Start of Raw data

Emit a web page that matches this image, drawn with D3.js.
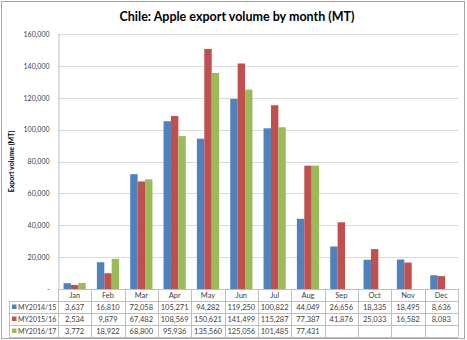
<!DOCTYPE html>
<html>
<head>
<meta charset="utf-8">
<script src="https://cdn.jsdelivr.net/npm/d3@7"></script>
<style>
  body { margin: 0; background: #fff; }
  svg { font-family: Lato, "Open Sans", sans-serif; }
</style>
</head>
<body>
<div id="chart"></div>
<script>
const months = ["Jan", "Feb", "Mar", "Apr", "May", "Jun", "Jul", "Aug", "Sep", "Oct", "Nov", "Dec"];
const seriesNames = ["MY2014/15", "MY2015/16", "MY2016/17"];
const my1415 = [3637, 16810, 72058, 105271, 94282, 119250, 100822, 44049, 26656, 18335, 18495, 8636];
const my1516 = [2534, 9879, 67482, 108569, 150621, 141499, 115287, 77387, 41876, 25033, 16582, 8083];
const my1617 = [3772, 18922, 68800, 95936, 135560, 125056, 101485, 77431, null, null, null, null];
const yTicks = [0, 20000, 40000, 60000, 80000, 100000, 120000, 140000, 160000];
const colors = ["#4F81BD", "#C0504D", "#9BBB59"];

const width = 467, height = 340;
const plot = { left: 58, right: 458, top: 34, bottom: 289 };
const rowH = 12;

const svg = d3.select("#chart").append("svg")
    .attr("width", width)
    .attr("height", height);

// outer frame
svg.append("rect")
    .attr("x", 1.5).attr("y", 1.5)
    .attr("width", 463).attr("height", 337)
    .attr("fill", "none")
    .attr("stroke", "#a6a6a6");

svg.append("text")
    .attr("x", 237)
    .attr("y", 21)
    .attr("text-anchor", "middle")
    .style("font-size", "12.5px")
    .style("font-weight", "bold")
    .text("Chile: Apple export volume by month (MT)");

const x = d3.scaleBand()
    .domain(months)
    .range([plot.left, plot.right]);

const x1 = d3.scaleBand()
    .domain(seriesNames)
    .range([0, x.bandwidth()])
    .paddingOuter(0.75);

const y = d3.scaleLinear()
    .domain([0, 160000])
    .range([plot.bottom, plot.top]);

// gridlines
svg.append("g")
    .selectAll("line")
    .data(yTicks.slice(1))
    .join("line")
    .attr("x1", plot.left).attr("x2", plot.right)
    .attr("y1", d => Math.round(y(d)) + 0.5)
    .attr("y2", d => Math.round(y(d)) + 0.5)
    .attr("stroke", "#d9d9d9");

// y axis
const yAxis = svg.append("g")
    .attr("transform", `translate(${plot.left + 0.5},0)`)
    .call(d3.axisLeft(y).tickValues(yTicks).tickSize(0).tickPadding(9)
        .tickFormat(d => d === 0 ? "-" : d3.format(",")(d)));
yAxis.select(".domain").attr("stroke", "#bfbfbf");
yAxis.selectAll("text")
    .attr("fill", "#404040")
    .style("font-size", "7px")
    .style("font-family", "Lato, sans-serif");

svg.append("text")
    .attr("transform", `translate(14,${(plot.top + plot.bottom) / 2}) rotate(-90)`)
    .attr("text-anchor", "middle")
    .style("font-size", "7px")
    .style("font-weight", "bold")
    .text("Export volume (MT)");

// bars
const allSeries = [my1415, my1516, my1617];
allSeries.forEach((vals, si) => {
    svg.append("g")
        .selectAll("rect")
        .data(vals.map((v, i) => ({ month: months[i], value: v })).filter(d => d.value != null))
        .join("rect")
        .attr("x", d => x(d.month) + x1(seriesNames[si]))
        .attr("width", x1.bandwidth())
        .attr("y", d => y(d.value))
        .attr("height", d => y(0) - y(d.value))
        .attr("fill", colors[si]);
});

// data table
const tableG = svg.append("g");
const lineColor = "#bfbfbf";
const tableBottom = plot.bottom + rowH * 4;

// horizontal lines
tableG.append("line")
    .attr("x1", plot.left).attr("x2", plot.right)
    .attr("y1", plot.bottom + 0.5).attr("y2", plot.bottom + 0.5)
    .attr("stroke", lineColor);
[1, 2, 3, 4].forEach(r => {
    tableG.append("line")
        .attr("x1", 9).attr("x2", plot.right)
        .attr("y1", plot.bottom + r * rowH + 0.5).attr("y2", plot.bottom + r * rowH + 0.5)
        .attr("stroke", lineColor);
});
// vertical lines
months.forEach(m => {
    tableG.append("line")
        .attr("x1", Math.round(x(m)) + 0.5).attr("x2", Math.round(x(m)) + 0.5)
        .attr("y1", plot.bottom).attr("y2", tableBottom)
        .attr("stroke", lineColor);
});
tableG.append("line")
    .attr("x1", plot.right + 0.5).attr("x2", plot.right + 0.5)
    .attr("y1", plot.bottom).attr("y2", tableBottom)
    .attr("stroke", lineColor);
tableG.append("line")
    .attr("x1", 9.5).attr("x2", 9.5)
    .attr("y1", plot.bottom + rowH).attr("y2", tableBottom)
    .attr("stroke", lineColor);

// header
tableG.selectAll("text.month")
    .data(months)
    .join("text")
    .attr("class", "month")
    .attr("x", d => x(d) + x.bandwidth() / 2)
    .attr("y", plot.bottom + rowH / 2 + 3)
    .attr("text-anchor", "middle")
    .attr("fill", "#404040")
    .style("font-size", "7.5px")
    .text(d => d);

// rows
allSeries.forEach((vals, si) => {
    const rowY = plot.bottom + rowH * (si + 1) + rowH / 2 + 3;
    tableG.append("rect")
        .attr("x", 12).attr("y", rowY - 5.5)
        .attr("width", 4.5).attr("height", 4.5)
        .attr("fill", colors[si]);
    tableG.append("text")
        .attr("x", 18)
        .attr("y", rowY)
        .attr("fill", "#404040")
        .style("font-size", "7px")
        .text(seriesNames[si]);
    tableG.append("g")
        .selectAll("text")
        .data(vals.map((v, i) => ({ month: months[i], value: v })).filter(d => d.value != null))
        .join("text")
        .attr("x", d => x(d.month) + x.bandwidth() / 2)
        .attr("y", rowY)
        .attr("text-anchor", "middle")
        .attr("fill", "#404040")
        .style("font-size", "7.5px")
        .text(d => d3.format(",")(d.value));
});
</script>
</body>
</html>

End of Raw data

## Direction:
Copy every line of the data exactly as written, excluding the pictures.

## The solution:
Emit a web page that matches this image, drawn with D3.js.
<!DOCTYPE html>
<html>
<head>
<meta charset="utf-8">
<script src="https://cdn.jsdelivr.net/npm/d3@7"></script>
<style>
  body { margin: 0; background: #fff; }
  svg { font-family: Lato, "Open Sans", sans-serif; }
</style>
</head>
<body>
<div id="chart"></div>
<script>
const months = ["Jan", "Feb", "Mar", "Apr", "May", "Jun", "Jul", "Aug", "Sep", "Oct", "Nov", "Dec"];
const seriesNames = ["MY2014/15", "MY2015/16", "MY2016/17"];
const my1415 = [3637, 16810, 72058, 105271, 94282, 119250, 100822, 44049, 26656, 18335, 18495, 8636];
const my1516 = [2534, 9879, 67482, 108569, 150621, 141499, 115287, 77387, 41876, 25033, 16582, 8083];
const my1617 = [3772, 18922, 68800, 95936, 135560, 125056, 101485, 77431, null, null, null, null];
const yTicks = [0, 20000, 40000, 60000, 80000, 100000, 120000, 140000, 160000];
const colors = ["#4F81BD", "#C0504D", "#9BBB59"];

const width = 467, height = 340;
const plot = { left: 58, right: 458, top: 34, bottom: 289 };
const rowH = 12;

const svg = d3.select("#chart").append("svg")
    .attr("width", width)
    .attr("height", height);

// outer frame
svg.append("rect")
    .attr("x", 1.5).attr("y", 1.5)
    .attr("width", 463).attr("height", 337)
    .attr("fill", "none")
    .attr("stroke", "#a6a6a6");

svg.append("text")
    .attr("x", 237)
    .attr("y", 21)
    .attr("text-anchor", "middle")
    .style("font-size", "12.5px")
    .style("font-weight", "bold")
    .text("Chile: Apple export volume by month (MT)");

const x = d3.scaleBand()
    .domain(months)
    .range([plot.left, plot.right]);

const x1 = d3.scaleBand()
    .domain(seriesNames)
    .range([0, x.bandwidth()])
    .paddingOuter(0.75);

const y = d3.scaleLinear()
    .domain([0, 160000])
    .range([plot.bottom, plot.top]);

// gridlines
svg.append("g")
    .selectAll("line")
    .data(yTicks.slice(1))
    .join("line")
    .attr("x1", plot.left).attr("x2", plot.right)
    .attr("y1", d => Math.round(y(d)) + 0.5)
    .attr("y2", d => Math.round(y(d)) + 0.5)
    .attr("stroke", "#d9d9d9");

// y axis
const yAxis = svg.append("g")
    .attr("transform", `translate(${plot.left + 0.5},0)`)
    .call(d3.axisLeft(y).tickValues(yTicks).tickSize(0).tickPadding(9)
        .tickFormat(d => d === 0 ? "-" : d3.format(",")(d)));
yAxis.select(".domain").attr("stroke", "#bfbfbf");
yAxis.selectAll("text")
    .attr("fill", "#404040")
    .style("font-size", "7px")
    .style("font-family", "Lato, sans-serif");

svg.append("text")
    .attr("transform", `translate(14,${(plot.top + plot.bottom) / 2}) rotate(-90)`)
    .attr("text-anchor", "middle")
    .style("font-size", "7px")
    .style("font-weight", "bold")
    .text("Export volume (MT)");

// bars
const allSeries = [my1415, my1516, my1617];
allSeries.forEach((vals, si) => {
    svg.append("g")
        .selectAll("rect")
        .data(vals.map((v, i) => ({ month: months[i], value: v })).filter(d => d.value != null))
        .join("rect")
        .attr("x", d => x(d.month) + x1(seriesNames[si]))
        .attr("width", x1.bandwidth())
        .attr("y", d => y(d.value))
        .attr("height", d => y(0) - y(d.value))
        .attr("fill", colors[si]);
});

// data table
const tableG = svg.append("g");
const lineColor = "#bfbfbf";
const tableBottom = plot.bottom + rowH * 4;

// horizontal lines
tableG.append("line")
    .attr("x1", plot.left).attr("x2", plot.right)
    .attr("y1", plot.bottom + 0.5).attr("y2", plot.bottom + 0.5)
    .attr("stroke", lineColor);
[1, 2, 3, 4].forEach(r => {
    tableG.append("line")
        .attr("x1", 9).attr("x2", plot.right)
        .attr("y1", plot.bottom + r * rowH + 0.5).attr("y2", plot.bottom + r * rowH + 0.5)
        .attr("stroke", lineColor);
});
// vertical lines
months.forEach(m => {
    tableG.append("line")
        .attr("x1", Math.round(x(m)) + 0.5).attr("x2", Math.round(x(m)) + 0.5)
        .attr("y1", plot.bottom).attr("y2", tableBottom)
        .attr("stroke", lineColor);
});
tableG.append("line")
    .attr("x1", plot.right + 0.5).attr("x2", plot.right + 0.5)
    .attr("y1", plot.bottom).attr("y2", tableBottom)
    .attr("stroke", lineColor);
tableG.append("line")
    .attr("x1", 9.5).attr("x2", 9.5)
    .attr("y1", plot.bottom + rowH).attr("y2", tableBottom)
    .attr("stroke", lineColor);

// header
tableG.selectAll("text.month")
    .data(months)
    .join("text")
    .attr("class", "month")
    .attr("x", d => x(d) + x.bandwidth() / 2)
    .attr("y", plot.bottom + rowH / 2 + 3)
    .attr("text-anchor", "middle")
    .attr("fill", "#404040")
    .style("font-size", "7.5px")
    .text(d => d);

// rows
allSeries.forEach((vals, si) => {
    const rowY = plot.bottom + rowH * (si + 1) + rowH / 2 + 3;
    tableG.append("rect")
        .attr("x", 12).attr("y", rowY - 5.5)
        .attr("width", 4.5).attr("height", 4.5)
        .attr("fill", colors[si]);
    tableG.append("text")
        .attr("x", 18)
        .attr("y", rowY)
        .attr("fill", "#404040")
        .style("font-size", "7px")
        .text(seriesNames[si]);
    tableG.append("g")
        .selectAll("text")
        .data(vals.map((v, i) => ({ month: months[i], value: v })).filter(d => d.value != null))
        .join("text")
        .attr("x", d => x(d.month) + x.bandwidth() / 2)
        .attr("y", rowY)
        .attr("text-anchor", "middle")
        .attr("fill", "#404040")
        .style("font-size", "7.5px")
        .text(d => d3.format(",")(d.value));
});
</script>
</body>
</html>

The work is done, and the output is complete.